David Gauke, the Work and Pensions Secretary, told parliament yesterday the government was increasing the pension age earlier than previously proposed.
The move follows the recommendations of John Cridland's report published earlier this year, in which he suggested that to keep the state pension affordable, a planned increase in the default age at which people qualify for payments to 68 be brought forward by seven years.
Instead of being phased in between 2044 and 2046, it will now be introduced between 2037 and 2039. So six million people born between April 1970 and April 1978 will have to wait a year longer, says the BBC.
Why is this change being made?
Pensions are now the single biggest burden on the state, accounting for more than £100bn a year, or more than 40 per cent of the welfare budget.

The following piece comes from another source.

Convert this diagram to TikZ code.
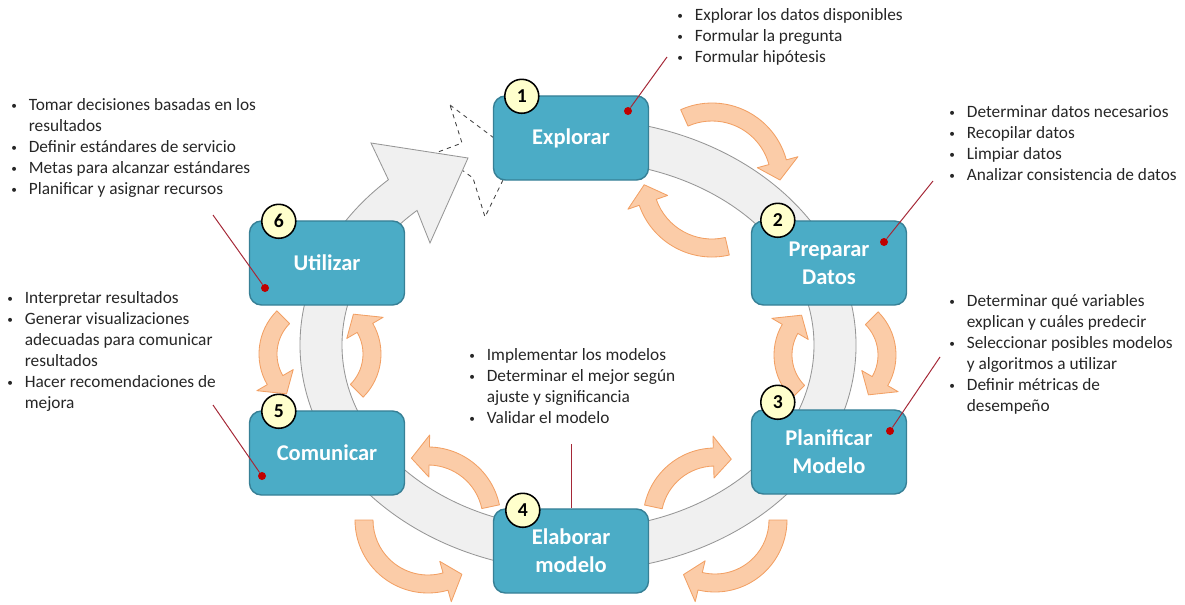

Ever-increasing longevity means the cost is also rising – people are quite simply living longer and so claiming a pension for longer. In addition, the rate of the state pension is guaranteed to rise by at least 2.5 per cent under the "triple-lock".

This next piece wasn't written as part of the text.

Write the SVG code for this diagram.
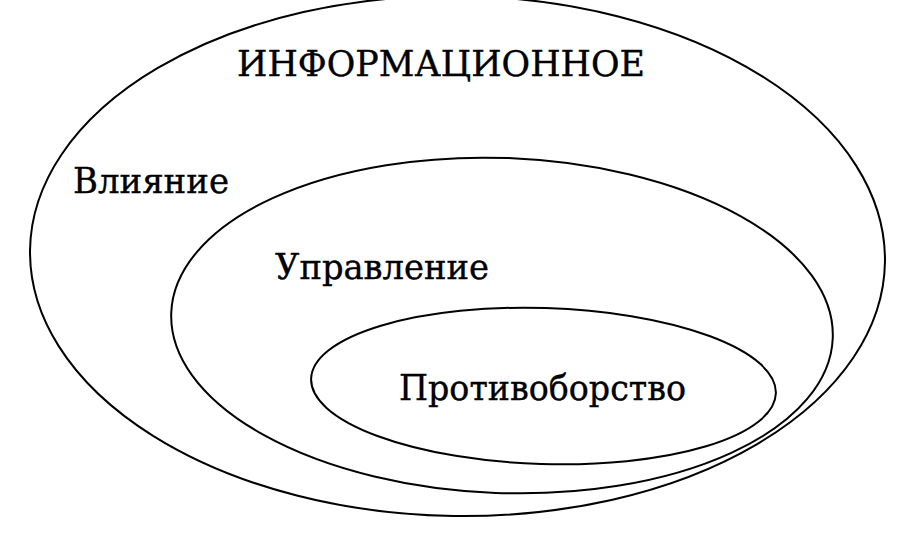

As the pension is a "pay as you go system", it is paid out of today's taxes, so working-age people are facing a greater burden. As the ratio of old people to working-age people increases, this will only grow.
Wasn't this considered when the state pension was introduced?
No. In fact, when the pension was introduced, most people didn't live long enough to qualify.
Germany introduced a state pension for older people in 1889 and Britain followed in 1908, initially only for poorer men aged over 70.
Berlin lowered the pension age to 65 in 1918 and the UK effectively did the same when it introduced a contributory scheme for manual workers in 1924, when the average life expectancy was less than 60.
That is where the state pension age has remained, having been enshrined in the first full state pension legislation in 1948, despite life expectancy having risen to around 80 for men now.
Women's pension age has moved from an initial level of 60 in 1940 to 63 now – and it'll be equalised with men next year. Women currently live to an average age of 83.
The first increase from 65 takes place in 2020, when the pension age will rise by one year. It will then hit 67 between 2026 and 2028.
How will this new change help?
Gauke said it will save the government £74bn by 2045/46. "While it had been due to spend 6.5 per cent of GDP on the state pension by 2039/40, this change will reduce that figure to 6.1 per cent of GDP," adds the BBC.
Is that the only change being made?
For now, yes. Cridland also suggested scrapping the triple-lock to save even more, as it has done its job of addressing a relatively high poverty level among older people.
The Tories pledged to do this at the general election, but ditched the policy as part of its deal with the Democratic Unionist Party after losing their majority.
As for the state pension age, it could rise further in the years to come. The government has committed to keeping the age under review and its actuarial department has suggested it should be pushed up to 70 between 2054 and 2056.
Is this set in stone?
No. As the Daily Telegraph says, the change is controversial and the government has only a slim majority in parliament. Even that depends on the support of the DUP, which was elected on more pensioner-friendly proposals.
Perhaps reflecting this parliamentary arithmetic, "the government has said the legislation confirming the new timetable doesn’t need to be in place until 2023 – one year after the next scheduled general election".
Labour is opposed to the plans and campaigned on a manifesto to scrap all pension age increases after the move to 66.
It, like the unions and campaigners such as former pensions minister Baroness Ros Altmann, wants to see a move to a variable pension age that takes into account very different life expectancy in different parts of the country or for different occupations.